The library only includes vkFFT.h file (in C) and a set of shaders (C-like language compiled to SPIR-V). Vulkan_FFT.cpp is only an example that shows how VkFFT can be used. It also contains the benchmark in it, but it is not a part of the library.
Aah, okay, I where a little confused about the Vulkan_FFT.cpp. It seemed a little weird to have everything in the .h file, and not just the functions you want to expose in the library.

Again, I know no C++ and a very limited amount of C, so don’t put to much value in my comment. You seem to be very fond of switch statements, consider not stuffing to much code into each case. It make the flow hard to follow. Break the case code into functions and call those.

You have a switch with 40 cases, to load the SPIR-V. I feel like there’s a better way to deal with that. Maybe just a strict naming convention, so having the ID is enough to locate the file.

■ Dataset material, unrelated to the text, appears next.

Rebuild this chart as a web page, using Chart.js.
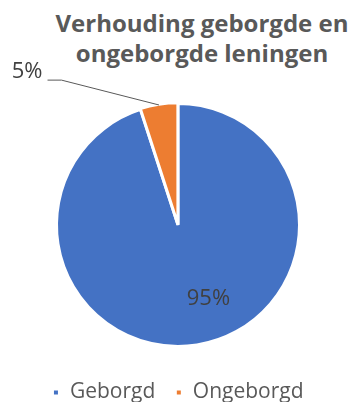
<!DOCTYPE html>
<html>
<head>
<meta charset="utf-8">
<script src="https://cdn.jsdelivr.net/npm/chart.js@4/dist/chart.umd.min.js"></script>
<style>
  body { margin: 0; background: #fff; }
  .wrap { position: relative; width: 356px; height: 402px; }
  .title {
    position: absolute; left: 0; top: 8px; width: 356px; box-sizing: border-box;
    padding-left: 48px; text-align: center; white-space: nowrap;
    font: bold 24px/30px "Open Sans", sans-serif; color: #595959;
  }
  canvas { position: absolute; left: 0; top: 0; }
</style>
</head>
<body>
<div class="wrap">
  <div class="title">Verhouding geborgde en<br>ongeborgde leningen</div>
  <canvas id="pieChart" width="356" height="402"></canvas>
</div>
<script>
const categories = ['Geborgd', 'Ongeborgd'];
const shares = [95, 5];
const percentLabels = ['95%', '5%'];

const colors = ['#4472C4', '#ED7D31'];

// where each label goes: angle clockwise from top (deg), distance as part of radius
const labelPlacement = [
    { angle: 157.7, dist: 0.66 },
    { angle: -38.8, dist: 1.53, leader: true }
];

const sliceLabels = {
    id: 'sliceLabels',
    afterDatasetsDraw(chart) {
        const ctx = chart.ctx;
        const meta = chart.getDatasetMeta(0);
        ctx.save();
        ctx.font = '22px "Open Sans", sans-serif';
        ctx.fillStyle = '#404040';
        meta.data.forEach((arc, i) => {
            const p = arc.getProps(['x', 'y', 'startAngle', 'endAngle', 'outerRadius'], true);
            const place = labelPlacement[i];
            const a = (place.angle - 90) * Math.PI / 180;
            const px = p.x + Math.cos(a) * p.outerRadius * place.dist;
            const py = p.y + Math.sin(a) * p.outerRadius * place.dist;
            if (place.leader) {
                const mid = (p.startAngle + p.endAngle) / 2;
                const ex = p.x + Math.cos(mid) * p.outerRadius;
                const ey = p.y + Math.sin(mid) * p.outerRadius;
                ctx.strokeStyle = '#595959';
                ctx.lineWidth = 1;
                ctx.beginPath();
                ctx.moveTo(ex, ey);
                ctx.lineTo(px, py);
                ctx.lineTo(px - 14, py);
                ctx.stroke();
                ctx.textAlign = 'right';
                ctx.textBaseline = 'alphabetic';
                ctx.fillText(percentLabels[i], px - 19, py - 2);
            } else {
                ctx.textAlign = 'center';
                ctx.textBaseline = 'middle';
                ctx.fillText(percentLabels[i], px, py);
            }
        });
        ctx.restore();
    }
};

new Chart(document.getElementById('pieChart'), {
    type: 'pie',
    data: {
        labels: categories,
        datasets: [{
            data: shares,
            backgroundColor: colors,
            borderColor: '#ffffff',
            borderWidth: 3,
            offset: [0, 2]
        }]
    },
    options: {
        responsive: false,
        animation: false,
        radius: 121.5,
        layout: { padding: { top: 88, bottom: -11 } },
        plugins: {
            legend: {
                position: 'bottom',
                labels: {
                    boxWidth: 7,
                    boxHeight: 7,
                    padding: 20,
                    color: '#595959',
                    font: { family: '"Open Sans", sans-serif', size: 21 }
                }
            },
            tooltip: { enabled: false }
        }
    },
    plugins: [sliceLabels]
});
</script>
</body>
</html>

Impressive work in anycase.

There are surely many different ways to get the job done. VkFFT.h file by itself desn't do any computations btw - it is more like a configurator that launches shaders (sth similar to kernels in CUDA). Having only one header also makes it easier to distribute the library as a code.

I just like the switches as in glsl(shaders) compiler can optimize and unroll them, if the key is provided as a constant. This can provide a non-negligible algorithm speed increase. So over the course of development I came to the point that it is not hard to follow the switches logic for me.

Thank you for explaining. It make sense, given the nature of the library, that one would pick the method or coding style that boost performance.